### Information supplied ###

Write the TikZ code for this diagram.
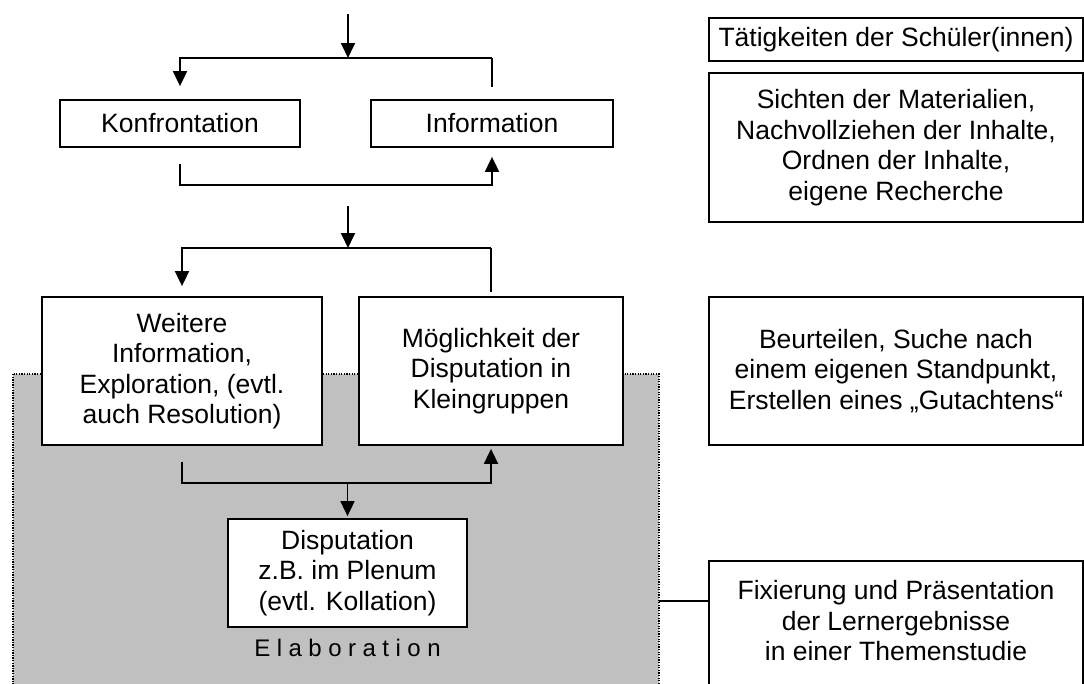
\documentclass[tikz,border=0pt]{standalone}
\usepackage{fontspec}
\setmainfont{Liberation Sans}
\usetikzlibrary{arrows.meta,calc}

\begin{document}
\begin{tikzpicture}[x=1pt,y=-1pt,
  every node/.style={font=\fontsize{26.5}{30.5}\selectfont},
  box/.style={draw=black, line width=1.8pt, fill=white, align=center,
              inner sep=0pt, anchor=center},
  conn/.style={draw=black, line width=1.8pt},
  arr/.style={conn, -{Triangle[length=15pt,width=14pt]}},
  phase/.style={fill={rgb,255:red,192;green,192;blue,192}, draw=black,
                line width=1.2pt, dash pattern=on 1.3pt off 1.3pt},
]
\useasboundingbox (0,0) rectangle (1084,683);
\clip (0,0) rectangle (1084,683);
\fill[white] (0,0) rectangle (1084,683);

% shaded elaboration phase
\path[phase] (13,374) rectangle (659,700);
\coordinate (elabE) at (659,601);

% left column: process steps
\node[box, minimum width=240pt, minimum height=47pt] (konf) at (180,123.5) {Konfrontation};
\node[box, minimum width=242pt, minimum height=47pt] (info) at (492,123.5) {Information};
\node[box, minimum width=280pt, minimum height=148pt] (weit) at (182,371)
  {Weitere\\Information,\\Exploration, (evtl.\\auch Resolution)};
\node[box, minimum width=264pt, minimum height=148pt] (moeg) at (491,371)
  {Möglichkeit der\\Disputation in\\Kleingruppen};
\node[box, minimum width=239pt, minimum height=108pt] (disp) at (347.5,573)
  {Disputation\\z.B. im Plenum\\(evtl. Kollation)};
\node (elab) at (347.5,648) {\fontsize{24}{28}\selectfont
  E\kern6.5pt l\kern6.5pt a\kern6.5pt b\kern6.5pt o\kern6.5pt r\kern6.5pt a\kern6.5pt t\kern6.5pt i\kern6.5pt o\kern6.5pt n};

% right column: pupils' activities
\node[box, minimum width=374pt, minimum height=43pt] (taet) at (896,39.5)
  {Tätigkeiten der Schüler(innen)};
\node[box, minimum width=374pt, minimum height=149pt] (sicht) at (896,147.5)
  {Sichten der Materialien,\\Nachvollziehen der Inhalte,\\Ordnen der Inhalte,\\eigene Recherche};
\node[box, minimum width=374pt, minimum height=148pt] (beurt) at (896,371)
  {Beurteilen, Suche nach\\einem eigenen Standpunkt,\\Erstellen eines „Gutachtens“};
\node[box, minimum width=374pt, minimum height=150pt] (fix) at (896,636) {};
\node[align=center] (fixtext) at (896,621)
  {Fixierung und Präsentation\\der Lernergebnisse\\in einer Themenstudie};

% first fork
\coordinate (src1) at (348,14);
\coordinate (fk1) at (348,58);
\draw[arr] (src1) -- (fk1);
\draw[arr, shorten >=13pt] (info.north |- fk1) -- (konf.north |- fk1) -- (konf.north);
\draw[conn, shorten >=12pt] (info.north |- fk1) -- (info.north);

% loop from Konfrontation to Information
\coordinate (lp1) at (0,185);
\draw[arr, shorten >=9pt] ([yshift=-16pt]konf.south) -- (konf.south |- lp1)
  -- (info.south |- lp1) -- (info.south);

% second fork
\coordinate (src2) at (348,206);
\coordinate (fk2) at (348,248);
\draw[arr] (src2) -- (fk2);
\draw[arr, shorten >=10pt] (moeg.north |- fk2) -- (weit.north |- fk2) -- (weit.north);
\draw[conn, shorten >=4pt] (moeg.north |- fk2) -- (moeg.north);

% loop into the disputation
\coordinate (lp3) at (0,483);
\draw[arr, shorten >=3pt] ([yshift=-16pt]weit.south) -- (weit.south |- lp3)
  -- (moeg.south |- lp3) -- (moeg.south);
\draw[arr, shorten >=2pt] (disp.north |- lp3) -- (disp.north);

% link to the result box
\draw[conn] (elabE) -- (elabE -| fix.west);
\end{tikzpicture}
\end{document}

###
### Information supplied ###

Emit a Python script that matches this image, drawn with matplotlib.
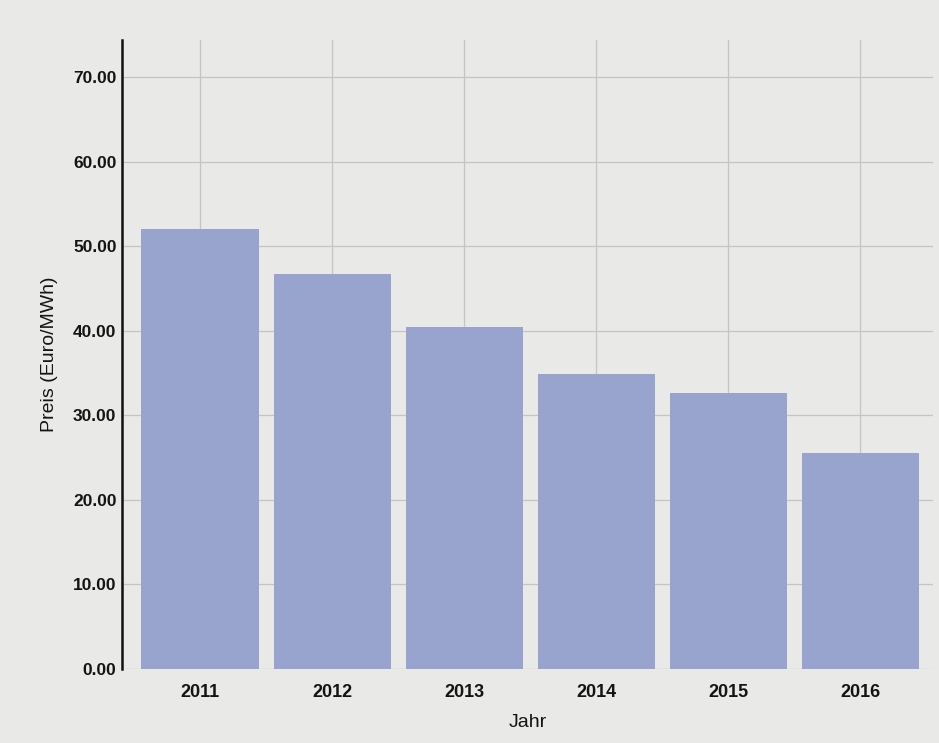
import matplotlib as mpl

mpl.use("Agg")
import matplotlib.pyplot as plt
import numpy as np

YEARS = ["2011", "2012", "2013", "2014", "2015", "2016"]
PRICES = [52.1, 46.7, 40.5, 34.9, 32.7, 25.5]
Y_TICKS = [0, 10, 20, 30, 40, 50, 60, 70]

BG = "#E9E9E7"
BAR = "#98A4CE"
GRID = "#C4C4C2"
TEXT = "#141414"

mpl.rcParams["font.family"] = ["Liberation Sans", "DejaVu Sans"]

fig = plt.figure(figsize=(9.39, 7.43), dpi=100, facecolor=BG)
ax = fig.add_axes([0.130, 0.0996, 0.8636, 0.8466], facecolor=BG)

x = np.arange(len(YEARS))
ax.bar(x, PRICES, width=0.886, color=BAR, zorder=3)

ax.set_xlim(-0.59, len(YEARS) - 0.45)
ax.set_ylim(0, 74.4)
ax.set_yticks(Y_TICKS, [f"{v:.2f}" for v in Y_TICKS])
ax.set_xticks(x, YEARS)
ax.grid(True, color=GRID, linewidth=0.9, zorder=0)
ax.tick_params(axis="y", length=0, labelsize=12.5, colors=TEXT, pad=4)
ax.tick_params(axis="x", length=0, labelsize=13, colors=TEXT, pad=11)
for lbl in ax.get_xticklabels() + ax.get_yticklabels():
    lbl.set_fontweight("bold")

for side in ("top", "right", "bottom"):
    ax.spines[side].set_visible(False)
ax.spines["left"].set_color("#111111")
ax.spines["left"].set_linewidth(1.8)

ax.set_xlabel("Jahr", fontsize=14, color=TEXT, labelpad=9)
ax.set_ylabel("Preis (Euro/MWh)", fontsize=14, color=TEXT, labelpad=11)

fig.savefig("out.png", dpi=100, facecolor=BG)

###
### Information supplied ###

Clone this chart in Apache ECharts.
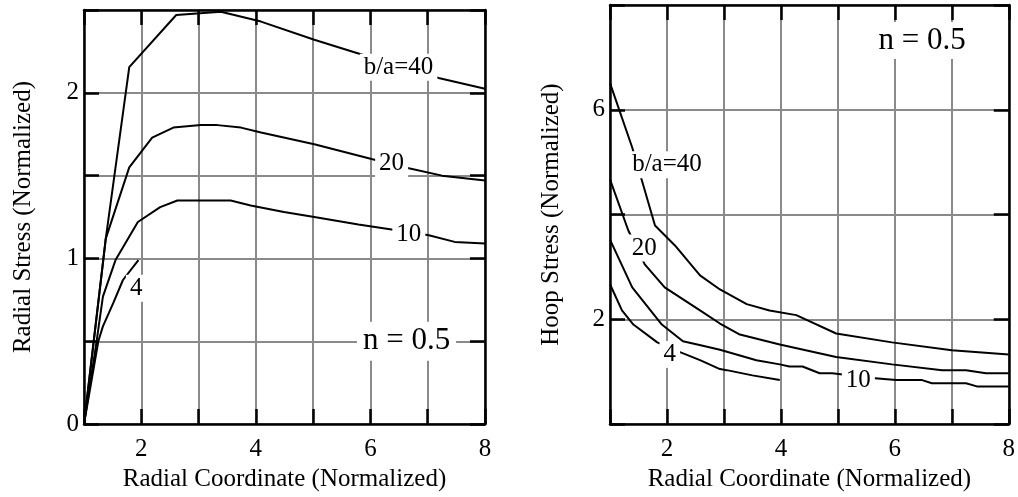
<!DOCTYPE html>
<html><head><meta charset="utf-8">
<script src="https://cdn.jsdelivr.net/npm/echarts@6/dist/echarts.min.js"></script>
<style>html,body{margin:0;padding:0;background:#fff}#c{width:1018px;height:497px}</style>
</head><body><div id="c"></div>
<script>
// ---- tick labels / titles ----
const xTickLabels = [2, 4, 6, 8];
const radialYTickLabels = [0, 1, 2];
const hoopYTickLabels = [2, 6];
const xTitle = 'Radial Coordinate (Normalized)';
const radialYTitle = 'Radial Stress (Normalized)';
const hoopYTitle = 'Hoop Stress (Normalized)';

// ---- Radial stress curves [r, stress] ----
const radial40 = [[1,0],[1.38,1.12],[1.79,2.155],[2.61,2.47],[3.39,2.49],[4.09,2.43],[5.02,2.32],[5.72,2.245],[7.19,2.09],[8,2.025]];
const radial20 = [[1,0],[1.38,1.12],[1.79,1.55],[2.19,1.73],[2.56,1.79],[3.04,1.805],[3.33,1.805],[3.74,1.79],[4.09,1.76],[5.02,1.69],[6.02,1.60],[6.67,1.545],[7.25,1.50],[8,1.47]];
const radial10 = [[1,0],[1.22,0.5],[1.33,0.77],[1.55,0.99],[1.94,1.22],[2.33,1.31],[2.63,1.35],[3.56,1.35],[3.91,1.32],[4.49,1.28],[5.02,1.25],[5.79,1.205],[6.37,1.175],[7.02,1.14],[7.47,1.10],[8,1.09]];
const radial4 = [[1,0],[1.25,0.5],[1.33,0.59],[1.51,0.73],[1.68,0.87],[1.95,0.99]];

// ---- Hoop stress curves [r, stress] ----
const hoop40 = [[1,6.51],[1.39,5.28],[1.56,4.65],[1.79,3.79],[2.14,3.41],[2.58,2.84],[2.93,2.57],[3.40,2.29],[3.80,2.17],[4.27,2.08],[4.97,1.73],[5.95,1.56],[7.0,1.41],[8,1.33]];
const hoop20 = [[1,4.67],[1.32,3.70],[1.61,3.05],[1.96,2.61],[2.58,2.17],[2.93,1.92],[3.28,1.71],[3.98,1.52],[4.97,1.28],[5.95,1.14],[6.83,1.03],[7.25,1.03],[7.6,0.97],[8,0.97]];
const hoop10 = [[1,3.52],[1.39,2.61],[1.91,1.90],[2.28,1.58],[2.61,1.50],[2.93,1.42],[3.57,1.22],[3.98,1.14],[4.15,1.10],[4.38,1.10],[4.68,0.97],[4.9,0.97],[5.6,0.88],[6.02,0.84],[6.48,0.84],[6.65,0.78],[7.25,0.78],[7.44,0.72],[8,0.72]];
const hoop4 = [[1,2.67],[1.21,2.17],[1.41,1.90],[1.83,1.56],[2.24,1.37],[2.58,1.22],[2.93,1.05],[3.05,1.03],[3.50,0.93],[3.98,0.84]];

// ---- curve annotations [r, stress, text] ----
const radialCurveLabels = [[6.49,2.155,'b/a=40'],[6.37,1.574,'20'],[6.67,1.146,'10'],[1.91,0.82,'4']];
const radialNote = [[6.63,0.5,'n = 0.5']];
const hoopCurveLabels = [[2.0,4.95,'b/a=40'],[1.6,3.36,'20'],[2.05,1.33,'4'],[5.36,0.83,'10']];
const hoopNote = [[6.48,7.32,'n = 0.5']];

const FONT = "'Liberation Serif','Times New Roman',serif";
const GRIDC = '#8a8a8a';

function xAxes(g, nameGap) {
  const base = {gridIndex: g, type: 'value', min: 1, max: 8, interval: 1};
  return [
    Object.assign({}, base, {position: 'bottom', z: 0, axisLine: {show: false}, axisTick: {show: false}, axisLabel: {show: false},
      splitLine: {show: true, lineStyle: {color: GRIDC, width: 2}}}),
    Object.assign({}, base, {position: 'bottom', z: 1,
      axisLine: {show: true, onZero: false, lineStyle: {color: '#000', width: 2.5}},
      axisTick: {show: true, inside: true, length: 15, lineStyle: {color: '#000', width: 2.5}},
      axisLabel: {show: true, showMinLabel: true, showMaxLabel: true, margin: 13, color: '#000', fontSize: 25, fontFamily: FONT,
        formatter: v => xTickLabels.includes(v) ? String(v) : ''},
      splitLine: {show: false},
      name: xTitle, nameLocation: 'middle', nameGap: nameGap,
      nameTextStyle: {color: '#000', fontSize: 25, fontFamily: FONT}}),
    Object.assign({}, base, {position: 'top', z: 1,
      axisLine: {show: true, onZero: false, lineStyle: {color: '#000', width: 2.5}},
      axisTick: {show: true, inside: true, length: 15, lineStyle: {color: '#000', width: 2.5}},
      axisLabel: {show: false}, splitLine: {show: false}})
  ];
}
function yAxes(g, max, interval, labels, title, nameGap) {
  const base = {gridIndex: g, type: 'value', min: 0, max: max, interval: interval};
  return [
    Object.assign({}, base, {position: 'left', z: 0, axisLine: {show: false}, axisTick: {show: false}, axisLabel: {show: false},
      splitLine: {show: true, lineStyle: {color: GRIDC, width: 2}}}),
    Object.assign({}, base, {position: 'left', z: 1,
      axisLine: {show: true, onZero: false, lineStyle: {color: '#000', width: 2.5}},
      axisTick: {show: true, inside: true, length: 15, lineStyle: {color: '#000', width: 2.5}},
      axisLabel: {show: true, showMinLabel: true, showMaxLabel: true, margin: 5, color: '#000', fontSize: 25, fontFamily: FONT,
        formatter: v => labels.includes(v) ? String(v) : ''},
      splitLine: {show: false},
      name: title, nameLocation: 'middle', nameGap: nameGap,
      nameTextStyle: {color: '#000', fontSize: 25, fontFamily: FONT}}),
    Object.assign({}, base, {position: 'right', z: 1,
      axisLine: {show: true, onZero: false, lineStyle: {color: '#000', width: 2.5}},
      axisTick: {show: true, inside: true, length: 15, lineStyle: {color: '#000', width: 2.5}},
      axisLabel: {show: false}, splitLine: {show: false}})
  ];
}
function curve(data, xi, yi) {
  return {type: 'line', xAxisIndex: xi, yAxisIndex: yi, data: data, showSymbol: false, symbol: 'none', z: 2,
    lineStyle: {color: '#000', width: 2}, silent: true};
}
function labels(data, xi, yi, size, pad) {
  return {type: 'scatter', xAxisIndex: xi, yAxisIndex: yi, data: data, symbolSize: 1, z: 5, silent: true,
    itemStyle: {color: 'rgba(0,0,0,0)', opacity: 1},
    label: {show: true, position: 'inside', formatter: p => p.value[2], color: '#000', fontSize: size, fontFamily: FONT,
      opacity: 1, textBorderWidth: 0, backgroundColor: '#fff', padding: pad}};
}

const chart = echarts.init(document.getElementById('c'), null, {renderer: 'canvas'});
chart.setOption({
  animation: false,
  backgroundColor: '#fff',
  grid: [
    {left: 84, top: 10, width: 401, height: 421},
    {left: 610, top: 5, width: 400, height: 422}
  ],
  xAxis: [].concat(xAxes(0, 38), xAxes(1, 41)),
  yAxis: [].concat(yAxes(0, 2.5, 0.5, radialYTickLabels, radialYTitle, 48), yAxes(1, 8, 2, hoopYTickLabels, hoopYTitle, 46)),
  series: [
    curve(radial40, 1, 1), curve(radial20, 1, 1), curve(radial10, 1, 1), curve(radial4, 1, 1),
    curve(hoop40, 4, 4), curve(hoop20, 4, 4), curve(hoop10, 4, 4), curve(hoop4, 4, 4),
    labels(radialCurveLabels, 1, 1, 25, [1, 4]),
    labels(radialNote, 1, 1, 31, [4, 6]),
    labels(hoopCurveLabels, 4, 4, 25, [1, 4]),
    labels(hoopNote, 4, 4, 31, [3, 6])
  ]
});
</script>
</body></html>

###

→ **The task**: Which lines hold the word "matplotlib"? Show each one.

→ **The completed task**:
Emit a Python script that matches this image, drawn with matplotlib.
import matplotlib as mpl
import matplotlib.pyplot as plt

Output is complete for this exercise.